This election is about government control | Don Brunell’s Business View

When you peel off the layers and get beyond the rhetoric, this year’s presidential election is about government control. President Obama wants government to have a greater say in our daily lives, while Gov. Romney advocates for greater personal responsibility and private-sector solutions.

When you peel off the layers and get beyond the rhetoric, this year’s presidential election is about government control. President Obama wants government to have a greater say in our daily lives, while Gov. Romney advocates for greater personal responsibility and private-sector solutions.

The path our nation — and to a lesser extent our state — takes on Nov. 6 will have repercussions far beyond this one election.

Before we opt for more government control, we should look at what happened to Poland, a country of 38.5 million people, nearly twice the size of Washington.
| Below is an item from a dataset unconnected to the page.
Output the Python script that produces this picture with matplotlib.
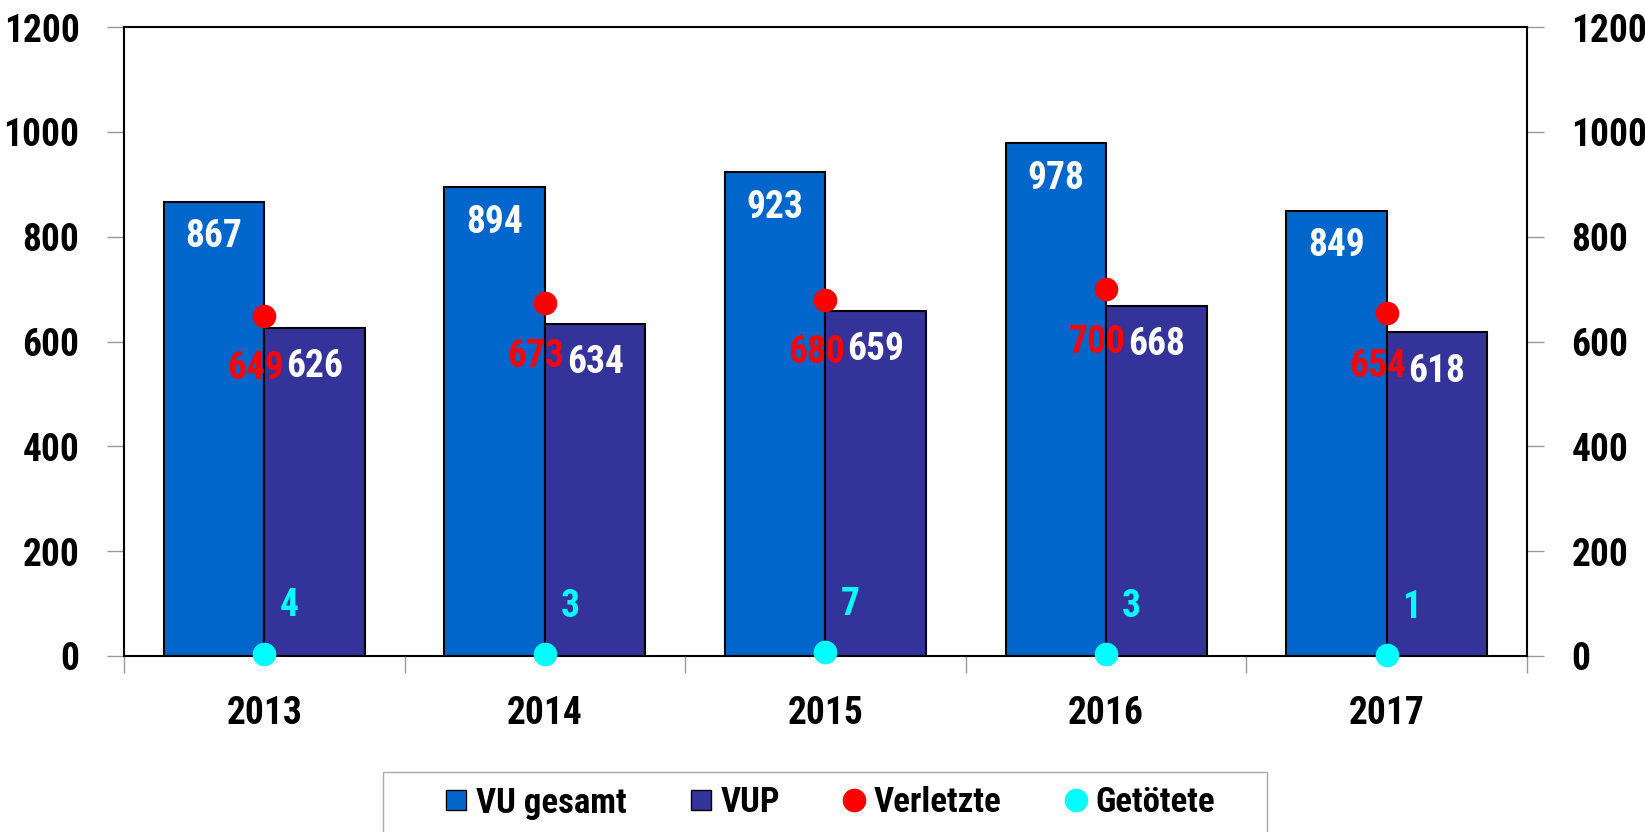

While Poland’s roots as a nation date back to 966 A.D., its people spent most of the last hundred years caught in a vice between Russia’s Communists to the east and Germany’s Nazis to the west. It wasn’t until the Berlin Wall fell in 1989 that the Polish people got their first taste of freedom.

The majority of the Polish people know that government control of the economy was a disaster. Black markets were rampant, and grocery store shelves were empty. The Communist government controlled everything from what crops were planted to how many apartments were built. That iron-fisted domination resulted in shortages, hardship and civil unrest. It was a miserable failure.

In 1980, everything started changing.

A worker revolt at the Gdańsk shipyard led by Lech Walesa spawned the Solidarity Movement, which eventually forced Poland’s leaders to embrace democratic elections, free speech and free enterprise.

In fact, one of the student leaders involved in Walesa’s movement, Paweł Adamowicz, became the mayor of Gdańsk. Adamowicz, who has served as the city’s mayor since 1998, is one of Poland’s leading promoters of free enterprise.

Today, Adamowicz is using capitalism to breathe new life into the old government Gdańsk shipyard. More than 75 companies now operate on the site, and its ship repair and restoration services are making a comeback.

Adamowicz recently led a Polish trade delegation to Washington. The delegation included 15 young, high-tech entrepreneurs who presented their ideas and new products. Their imagination, innovative thinking and entrepreneurial spirit put Poland on a path to prosperity. Today, the Polish people have a bright future because its government leaders reversed course 20 years ago.

As European Union leaders desperately scramble to save the Eurozone and cobble together policies to restore growth, Poland is solidifying its position as the union’s fastest growing economy. Poland now has strong domestic market, low private debt, flexible currency and exports.

In its latest forecast last July, the European Commission predicted Poland would grow by 2.7 percent this year, the fastest in the EU.

If that happens, it will continue what has been a startling economic performance in recent years. Poland’s economy grew 15.8 percent from 2008 to 2011, while the EU saw its GDP shrink by 0.5 percent.

Poland is now the most resilient of the ex-communist states that joined the EU between 2004 and 2007.

The Polish people are proud of their new economy and make no apologies for it. In fact, they talk openly and freely about their economic prosperity, and their government and business leaders are fanning out across the world looking for companies to build plants, locate business centers, buy their products and invest in centers for technology and innovation.

Ironically, as Poles have embraced free enterprise and the private sector as its job-creating engine, Americans seem to be headed in the opposite direction toward more government planning and control.

It didn’t work in Poland, and it won’t work here. Americans will put that vision to the test on Nov. 6. That is what the 2012 election is all about.